BL: What were you studying in Switzerland?

JL: How to speak French, but not too much! I stayed in a Chinese restaurant there, so I wasn’t always speaking French. Also, I studied fashion design.

BL: It’s a real jump from that to being an action film femme fatale. How were you discovered?

JL: At that time, (director) Steven Shin started looking for a new actress to star in this film, Black Cat. They had the script already. Then, a friend of Steven Shin introduced me to him, and he picked me out of two hundred girls who auditioned for the part. All the girls in the modeling agencies cast for the film.

BL: Why do you think they picked you, out of two hundred other beautiful girls?

JL: I think I had a certain ‘look’ they wanted, and also I am very strong! My style was suitable for Black Cat.

BL: Most performers pay their dues with small roles in films before becoming big stars, yet here you were with a starring role right of the bat. It must have been quite a challenge for you. Were you nervous before you started shooting?

JL: A little bit, but I liked the character of Black Cat, of the girl, so I feel I can accept the challenge.

BL: What kind of training did you have to undertake to prepare for the film?

JL: I did about three months training in Chinese kung fu, reactions, falls, weight training and so on. It was very hard!

BL: Obviously you carry off the action in the film very well, but, given the quality of the Chinese action directors, that probably wasn’t as hard as pulling off the acting side of the part. Did you have any acting lessons?

JL: No. Not one. On the set, the director prepares me and shows me how to act.

BL: A lot of people have said that Black Cat is very similar to La Femme Nikita. Est-ce-que tu connais cette filme?

JL: Oui. Je connais. I think that our Chinese film and this French film are not the same. The story has some similarities, but the way the story is told is different. Also, I think I play the character differently from the way the actress plays Nikita…

BL: You’re certainly a lot prettier than Anne Parrillaud…

JL: (giggling): Merci beaucoups!

BL: Both films are highly stylised in terms of the action and the violence, which is another reason people might compare them.

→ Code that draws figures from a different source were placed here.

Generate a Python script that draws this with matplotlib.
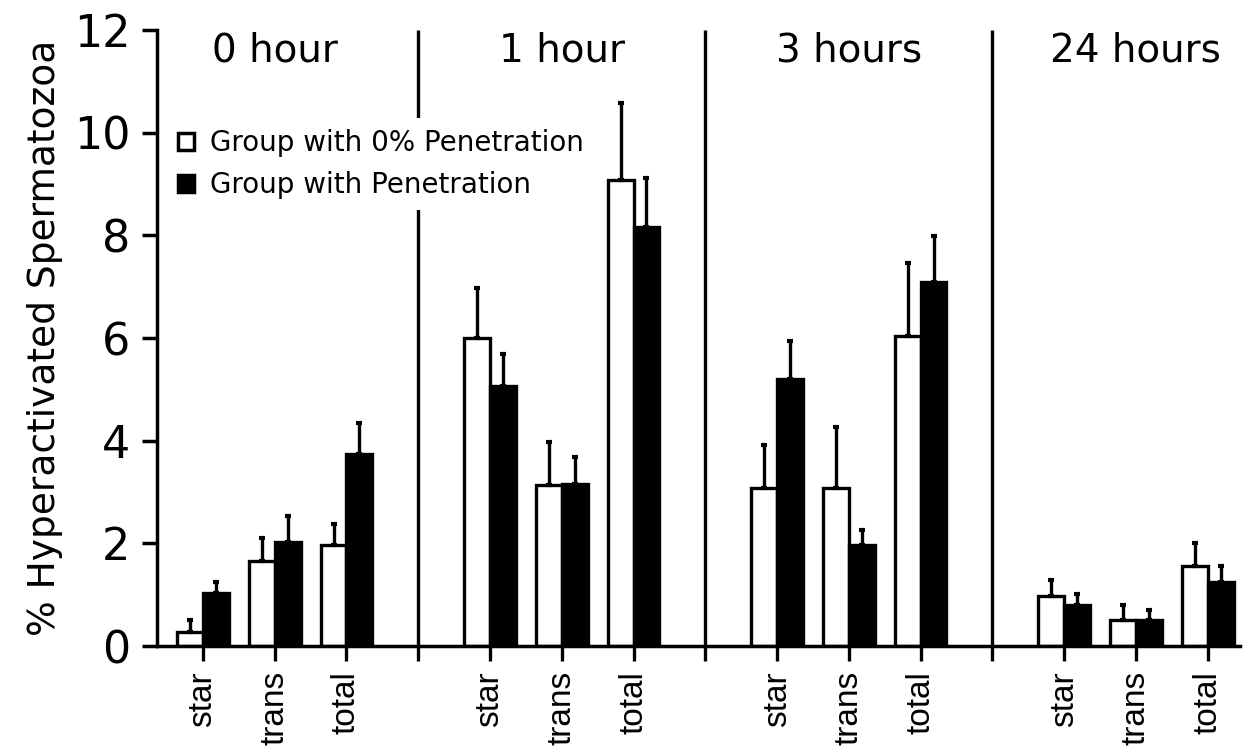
import matplotlib
matplotlib.use("Agg")
import matplotlib.pyplot as plt
from matplotlib.patches import Patch
import numpy as np

plt.rcParams['font.family'] = ['DejaVu Sans']

periods = ["0 hour", "1 hour", "3 hours", "24 hours"]
measures = ["star", "trans", "total"]

# values, order: per period -> star, trans, total
no_pen = [0.28, 1.66, 1.96,
          6.00, 3.13, 9.07,
          3.07, 3.07, 6.04,
          0.97, 0.50, 1.55]
no_pen_err = [0.22, 0.45, 0.41,
              0.97, 0.85, 1.50,
              0.85, 1.19, 1.42,
              0.32, 0.30, 0.45]
pen = [1.04, 2.02, 3.74,
       5.06, 3.16, 8.16,
       5.21, 1.96, 7.09,
       0.80, 0.50, 1.25]
pen_err = [0.21, 0.51, 0.60,
           0.63, 0.52, 0.96,
           0.73, 0.30, 0.89,
           0.22, 0.20, 0.30]

# x positions: each period takes 4 slots (3 measures + separator)
xpos = np.array([4 * g + m + 1 for g in range(len(periods)) for m in range(len(measures))], dtype=float)
seps = [4 * g for g in range(1, len(periods))]
w = 0.36
lw = 2.4

fig = plt.figure(figsize=(12.46, 7.5), dpi=100)
ax = fig.add_axes([157 / 1246, 104 / 750, (1240 - 157) / 1246, 616 / 750])

ax.bar(xpos - w / 2, no_pen, width=w, facecolor='white', edgecolor='black', linewidth=lw, zorder=2)
ax.bar(xpos + w / 2, pen, width=w, facecolor='black', edgecolor='black', linewidth=lw, zorder=2)
ax.errorbar(xpos - w / 2, no_pen, yerr=[np.zeros(len(no_pen)), no_pen_err], fmt='none',
            ecolor='black', elinewidth=lw, capsize=2.5, capthick=3, zorder=3)
ax.errorbar(xpos + w / 2, pen, yerr=[np.zeros(len(pen)), pen_err], fmt='none',
            ecolor='black', elinewidth=lw, capsize=2.5, capthick=3, zorder=3)

ax.vlines(seps, 0, 12, colors='black', linewidth=lw, zorder=1)

for g, name in enumerate(periods):
    ax.text(4 * g + 2, 11.6, name, ha='center', va='center', fontsize=28)

ax.set_xlim(0.36, 15.45)
ax.set_ylim(0, 12)
ax.set_yticks(range(0, 13, 2))
ax.tick_params(axis='y', labelsize=32, length=11, width=2.5, pad=8)

ticks = sorted(list(xpos) + seps)
labels = [measures[int(t) % 4 - 1] if int(t) % 4 else "" for t in ticks]
ax.set_xticks(ticks)
ax.set_xticklabels(labels, rotation=90, fontsize=24, family='Liberation Sans')
ax.tick_params(axis='x', length=11, width=lw, pad=7)

for s in ['top', 'right']:
    ax.spines[s].set_visible(False)
ax.spines['left'].set_linewidth(2.5)
ax.spines['bottom'].set_linewidth(2.5)

ax.set_ylabel("% Hyperactivated Spermatozoa", fontsize=27, labelpad=8)

handles = [Patch(facecolor='white', edgecolor='black', linewidth=2.5),
           Patch(facecolor='black', edgecolor='black', linewidth=2.5)]
ax.legend(handles, ["Group with 0% Penetration", "Group with Penetration"],
          loc='upper left', bbox_to_anchor=(167 / 1246, 1 - 118 / 750),
          bbox_transform=fig.transFigure, borderaxespad=0, fontsize=20,
          handlelength=0.58, handleheight=0.58, handletextpad=0.58,
          labelspacing=0.5, frameon=True, facecolor='white', edgecolor='none',
          framealpha=1, fancybox=False)

fig.savefig("out.png", dpi=100)
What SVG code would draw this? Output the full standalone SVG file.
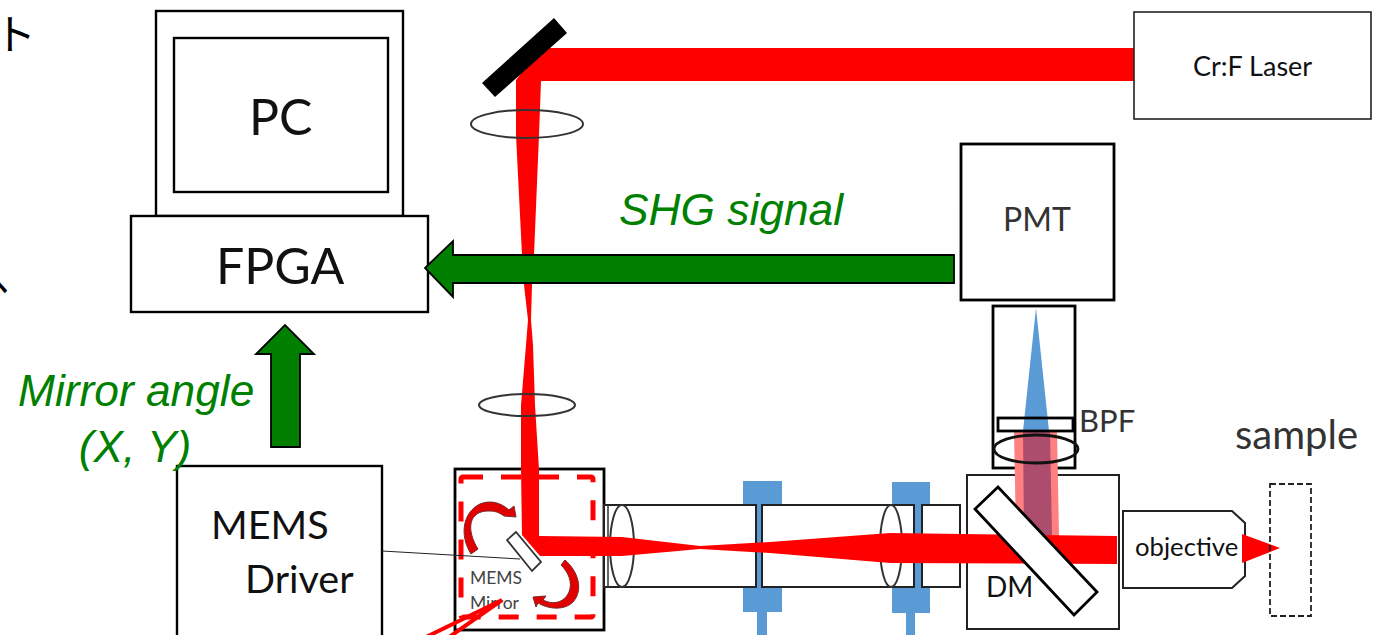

Black Cat is a intense movie, and your character in it is a very extreme one. Do you find it easy to come off that level of intensity, or do you come off the set, go home and beat up the boyfriend?

JL: When I finish filming, I’m too tired to beat up anybody! The whole production took only one and half months to shoot. So my schedule was very tight. I’m in virtually every scene, so I didn’t have many rest days. Out of forty-five days, I worked every day! Sixteen hours for one day, I work! As you know, the film is set in Canada, in Hong Kong, in the U.S and in Japan, so, in each country, we have a different crew. However, in every country, I’m still working every day, with no rest!

BL: In the film, your character is a ruthless killer, but, in person, you’re obviously very nice and quiet and normal. How do you generate that kind of assassin mind set?

JL: That’s what acting is all about! I like acting, and I really liked the fact that the character was so extreme. It made it more fun! Sometimes, the girls in Hong Kong films are just there for the hero, you know?

BL: On-screen and off from what I hear…

JL: I loved playing such a violent role. It’s a real change for a girl in a Hong Kong movie.

BL: So how did you perfect your ‘mean’ look for Black Cat?

JL: Before shooting, I look in the mirror and try for the right expression. Then, when we’re filming, I try to remember how that look feels.

BL: Were you injured during filming?

JL: Everywhere except my face was injured.

BL: How they can beat upon such a beautiful body… (Jade giggles.) When you see the film now, which is your favourite scene?

JL: I like the first part very much. Everything until we go back to Hong Kong. You have seen the film?

BL: Yes. Betty screened it for me the other day. How was it working with my old friend Simon Yam? I made a film with him in England.

JL: He’s very good. He’s a good actor, and he taught me a lot. He’s like my big brother!

BL: He’s a cool guy…

JL: No. No. He’s very nice. He’s a very sweet guy. Actually, I think every girl is attracted to him.

BL: Yes. I meant he looks cool! Everyone knows Simon is really a pussycat. When you’re not filming, what do you like to do?

JL: I go to the gym every day, to work out for about two hours. Otherwise, I stay at home and watch videos or listen to music.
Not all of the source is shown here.